June 5th: With two on and two out in the bottom of the seventh, Ichiro faces off against Baltimore's Chad Bradford and snaps a 4-4 tie by slicing a double just inside the left field line.
With as many big hits as Ichiro's come up with throughout his Mariner career, what I find most incredible is how many of them remain so vivid in my memory.
What's special about this one is that it was essentially a repeat of one the night before. On June 4th, with the Mariners already having rallied to tie the Orioles at 4 in the bottom of the 8th, Ichiro stepped up with two on and two out and smacked a 2-2 pitch from John Parrish into left-field for the go-ahead (and eventual winning) double. That win was Seattle's third in a row, and it helped them keep pace with the division-leading Angels. It also pushed them to four games over .500 for the first time since 2003. Spirits were high, with the exception of those of us who were simultaneously busy watching our favorite hockey team get steamrolled in the Stanley Cup.
The next day, the M's sent Cha Baek to the hill against Brian Burres. Seemingly a bit of a mismatch in our favor, the thing about Brian Burres is that he sucks, so he gave our lineup fits. Hitter after hitter kept bailing him out and letting him off the hook, and after six and a half innings, Baltimore held a 4-1 lead. But there was good news: having thrown 111 pitches, Burres was done for the night, forcing the Oriole bullpen to make an appearance and giving us a whole new ballgame.
In came Danys Baez.

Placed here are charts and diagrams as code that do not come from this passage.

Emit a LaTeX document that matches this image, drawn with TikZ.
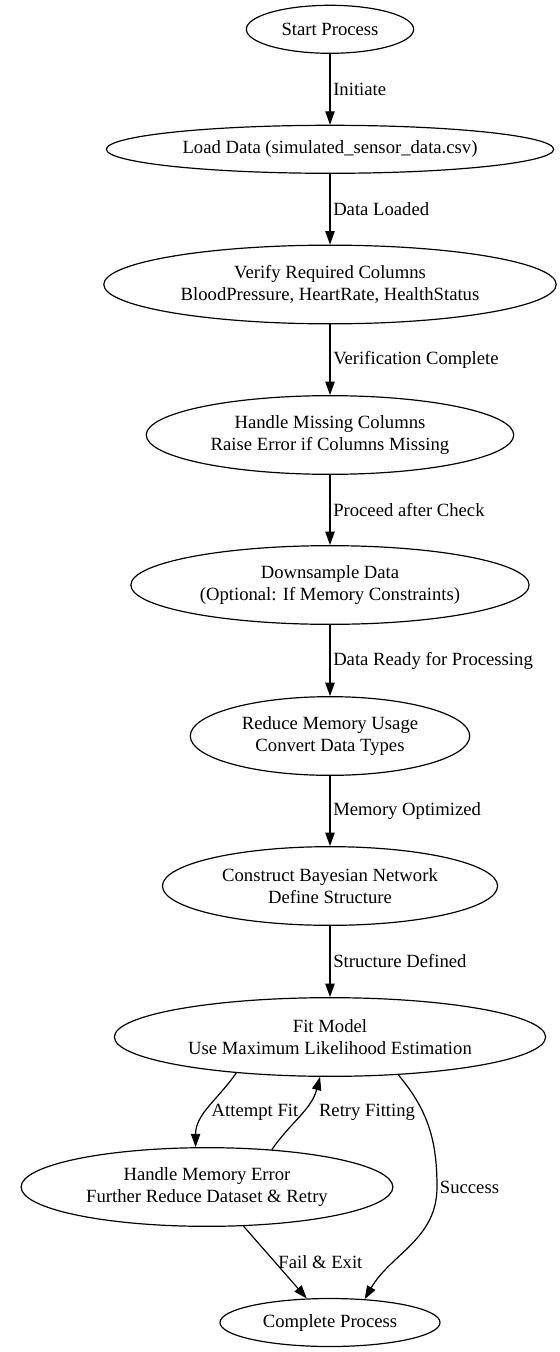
\documentclass[tikz,border=0pt]{standalone}
\usepackage{fontspec}
\setmainfont{Liberation Serif}
\usetikzlibrary{shapes.geometric, arrows.meta}
\tikzstyle{arrow} = [line width=0.9pt,-{Triangle[length=10pt,width=7pt]}]

\begin{document}
\begin{tikzpicture}[
            x=0.75pt, y=-0.75pt,
            proc/.style={draw, ellipse, line width=0.9pt, inner xsep=8pt, inner ysep=4pt,
                minimum height=36pt, align=center, font=\fontsize{14}{16.8}\selectfont},
            proctwo/.style={proc, minimum height=59pt},
            lbl/.style={inner sep=2pt, font=\fontsize{14}{16.8}\selectfont}
        ]
            \useasboundingbox (0,0) rectangle (560,1352);
            % main chain
            \node[proc] (start) at (330,29.3) {Start Process};
            \node[proc] (load) at (330,149.3) {Load Data (simulated\_sensor\_data.csv)};
            \node[proctwo] (verify) at (330,284.5) {Verify Required Columns\\BloodPressure, HeartRate, HealthStatus};
            \node[proctwo] (missing) at (330,435) {Handle Missing Columns\\Raise Error if Columns Missing};
            \node[proctwo] (downsample) at (330,585) {Downsample Data\\(Optional: If Memory Constraints)};
            \node[proctwo] (reduce) at (330,736) {Reduce Memory Usage\\Convert Data Types};
            \node[proctwo] (construct) at (330,886) {Construct Bayesian Network\\Define Structure};
            \node[proctwo] (fit) at (330,1037) {Fit Model\\Use Maximum Likelihood Estimation};
            \node[proctwo] (memerr) at (207,1187) {Handle Memory Error\\Further Reduce Dataset \& Retry};
            \node[proc] (complete) at (330,1322.5) {Complete Process};

            \draw[arrow] (start) -- node[lbl, right] {Initiate} (load);
            \draw[arrow] (load) -- node[lbl, right] {Data Loaded} (verify);
            \draw[arrow] (verify) -- node[lbl, right] {Verification Complete} (missing);
            \draw[arrow] (missing) -- node[lbl, right] {Proceed after Check} (downsample);
            \draw[arrow] (downsample) -- node[lbl, right] {Data Ready for Processing} (reduce);
            \draw[arrow] (reduce) -- node[lbl, right] {Memory Optimized} (construct);
            \draw[arrow] (construct) -- node[lbl, right] {Structure Defined} (fit);

            % fitting loop
            \draw[arrow] (fit.201) to[out=235, in=90] (memerr.106);
            \draw[arrow] (memerr.30) to[out=55, in=255] (fit.256);
            \node[lbl] (attempt) at (255,1112) {Attempt Fit};
            \node[lbl] (retry) at (367,1112) {Retry Fitting};

            % exits
            \coordinate (sbend) at (437,1187);
            \draw[arrow] (fit.331) to[out=-50, in=90] (sbend) to[out=-90, in=60] (complete.34);
            \node[lbl, right] (success) at (sbend) {Success};
            \draw[arrow] (memerr.313) -- node[lbl, right] {Fail \& Exit} (complete.134);
        \end{tikzpicture}
\end{document}
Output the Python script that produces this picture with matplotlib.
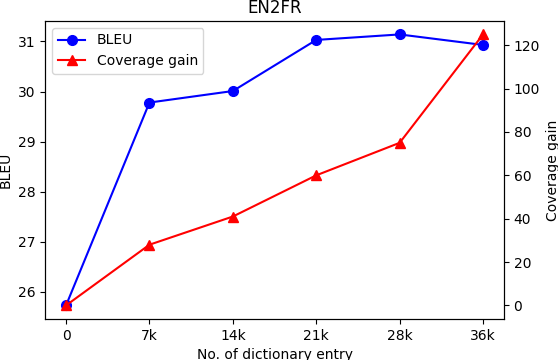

The final out he got in the sixth was a scorching line drive, and his start to the seventh wasn't much better - after allowing a leadoff single to Guillen, he threw eight consecutive balls to Ibanez and Johjima, loading the bases with nobody down. By that point Sam Perlozzo had had enough and signaled for Jamie Walker, but his idea of help was a sac fly, a wild pitch, and a pair of base hits, the latter of which evened the score. In a game during which for the longest time the Mariners seemed entirely lifeless, they'd suddenly sprung to action, and in the Orioles' faces you could sense the dread of deja vu. Seattle was one hit away from snapping its opponent's back.
Ichiro. After Chad Bradford came in and got Willie Ballgame to bounce out to short, up came the same guy who'd plunged the dagger into Baltimore's side just the previous evening. With Bradford being a submarining righty, Ichiro being one of the toughest left-handed hitters in the world, and Lopez standing on deck, I'm still trying to wrap my head around Perlozzo's reasoning for letting him swing away.
I Suzuki Double to LF (Line Drive); Broussard Scores; Bloomquist to 3B
So it wasn't so much a line drive as it was a neatly-placed looper that landed a few dozen feet behind third base, but still, as far as Ichiro's concerned, you got the feeling like that was exactly what he wanted to do with the ball. In came the fifth run, which was all Seattle would need. Morrow and Putz would go on to finish the O's off with nary a threat. At 30-25, the M's were doing better than most people expected, and few things are better for a fan base's morale than consecutive late-inning comeback wins.
Said Ichiro after the game:
"That's true," he said in English, sporting a big grin.